Abstract

Criminal law in colonial Northern Nigeria was administrated through a system of 'native courts'. In the Muslim Hausa areas of Kano Emirate, these courts applied the Maliki school of Islamic law, or at least those portions of it the British deemed not 'repugnant'. Categories of crime that had flogging as their stipulated penalty presented the colonial regime with a series of practical and political difficulties. While flogging was not, at least in the abstract, necessarily repugnant, its application threatened to become so. Different ethnic and religious affiliations corresponded, the British believed, to different degrees of social evolution: more 'advanced' people were more susceptible to pain and more responsive to extra-corporeal punishment.

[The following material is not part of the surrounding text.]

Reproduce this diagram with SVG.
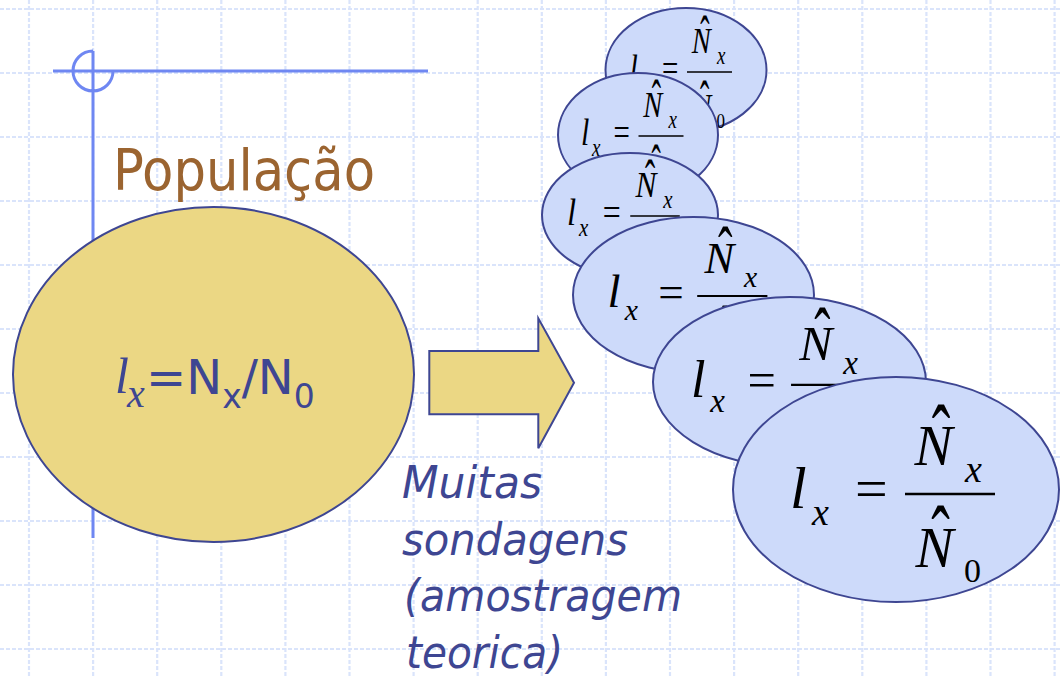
<svg xmlns="http://www.w3.org/2000/svg" width="1061" height="678" viewBox="0 0 1061 678">
<style>
.grid{fill:none;stroke:#dae4fb;stroke-width:2.2;stroke-dasharray:4 2}
.guide{fill:none;stroke:#6f87f2;stroke-width:3}
.pop{fill:#ebd784;stroke:#3e4692;stroke-width:2}
.samp{fill:#cddafa;stroke:#3e4692;stroke-width:2}
.mi{font-family:"Liberation Serif","Times New Roman",serif;font-style:italic;fill:#000}
.mr{font-family:"Liberation Serif","Times New Roman",serif;fill:#000}
.bar{stroke:#000;stroke-width:2.5}
.sans{font-family:"DejaVu Sans",Verdana,sans-serif}
</style>
<defs>
<g id="frac">
<text class="mi" x="0" y="0" font-size="60">l</text>
<text class="mi" x="22" y="17" font-size="38">x</text>
<text class="mr" x="65" y="0" font-size="58">=</text>
<line class="bar" x1="115" y1="-14" x2="205" y2="-14"/>
<text class="mi" x="124.5" y="-43" font-size="57">N</text>
<text class="mr" transform="translate(151,-40.5) scale(0.62,1)" font-size="90" text-anchor="middle">ˆ</text>
<text class="mi" x="175" y="-26" font-size="38">x</text>
<text class="mi" x="125.5" y="59" font-size="57">N</text>
<text class="mr" transform="translate(150.5,60.5) scale(0.62,1)" font-size="90" text-anchor="middle">ˆ</text>
<text class="mr" x="174" y="74" font-size="34">0</text>
</g>
</defs>
<g id="grid">
<path class="grid" d="M29,0V678M93.1,0V678M157.2,0V678M221.3,0V678M285.4,0V678M349.5,0V678M413.6,0V678M477.7,0V678M541.8,0V678M605.9,0V678M670,0V678M734.1,0V678M798.2,0V678M862.3,0V678M926.4,0V678M990.5,0V678M1054.6,0V678"/>
<path class="grid" d="M0,9H1061M0,73H1061M0,137H1061M0,201H1061M0,265H1061M0,329H1061M0,393H1061M0,457H1061M0,521H1061M0,585H1061M0,649H1061"/>
</g>
<g id="guide">
<path class="guide" d="M53,71H428M93,51V538M93,51A20,20 0 1,0 113,71"/>
</g>
<g id="title">
<text class="sans" x="113" y="190" font-size="57" fill="#9b6430" textLength="262" lengthAdjust="spacingAndGlyphs">População</text>
</g>
<g id="population">
<ellipse class="pop" cx="213.5" cy="374.5" rx="200.5" ry="167.5"/>
<text class="mi" x="115" y="393" font-size="50" style="fill:#3e4692">l</text>
<text class="mi" x="127" y="407" font-size="40" style="fill:#3e4692">x</text>
<text class="sans" x="146" y="394" font-size="48" fill="#3e4692">=N<tspan font-size="33" dy="14">x</tspan><tspan dy="-14">/N</tspan><tspan font-size="33" dy="14">0</tspan></text>
</g>
<g id="connectors">
<path id="arrow" class="pop" d="M429.3,351H538.3V318.3L574,382.7L538.3,448.3V414.3H429.3Z"/>
</g>
<g id="caption" class="sans" font-size="45" font-style="italic" fill="#3e4692">
<text x="402" y="498" textLength="140" lengthAdjust="spacingAndGlyphs">Muitas</text>
<text x="402" y="555" textLength="226" lengthAdjust="spacingAndGlyphs">sondagens</text>
<text x="404" y="611" textLength="278" lengthAdjust="spacingAndGlyphs">(amostragem</text>
<text x="406" y="668" textLength="157" lengthAdjust="spacingAndGlyphs">teorica)</text>
</g>
<g id="sample-1">
<ellipse class="samp" cx="686" cy="70" rx="80.5" ry="62"/>
<use href="#frac" transform="translate(629.5,81) scale(0.5,0.64)"/>
</g>
<g id="sample-2">
<ellipse class="samp" cx="638" cy="135" rx="80" ry="62"/>
<use href="#frac" transform="translate(581,145) scale(0.5,0.64)"/>
</g>
<g id="sample-3">
<ellipse class="samp" cx="630" cy="215" rx="88" ry="62"/>
<use href="#frac" transform="translate(567,225) scale(0.55,0.64)"/>
</g>
<g id="sample-4">
<ellipse class="samp" cx="693.5" cy="295" rx="120.5" ry="78"/>
<use href="#frac" transform="translate(607.5,307) scale(0.78)"/>
</g>
<g id="sample-5">
<ellipse class="samp" cx="789.5" cy="382" rx="136.5" ry="85"/>
<use href="#frac" transform="translate(691,397) scale(0.87)"/>
</g>
<g id="sample-6">
<ellipse class="samp" cx="896" cy="489.5" rx="163" ry="112.5"/>
<use href="#frac" transform="translate(790,508)"/>
</g>
</svg>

Islamic law distinguished between Muslims and non-Muslims, but for all categories of offender, the floggings actually administered regularly lapsed into a repugnantly brutal spectacle. Even in the abstract, the distinctions made between classes of offender did not correspond to those the British thought should be drawn between categories of person. These problems posed administrative dilemmas for colonial officials, but worse, they also threatened scandal in the metropole. The vexed administrative history of flogging in Northern Nigeria thus provides insight into the culture of colonialism and the ways in which colonized peoples were incorporated theoretically as subjects or citizens of the colonial state. The question of colonial punishment, indeed, is vital for our understanding of the targets and consequences of a colonial regime of governmentality.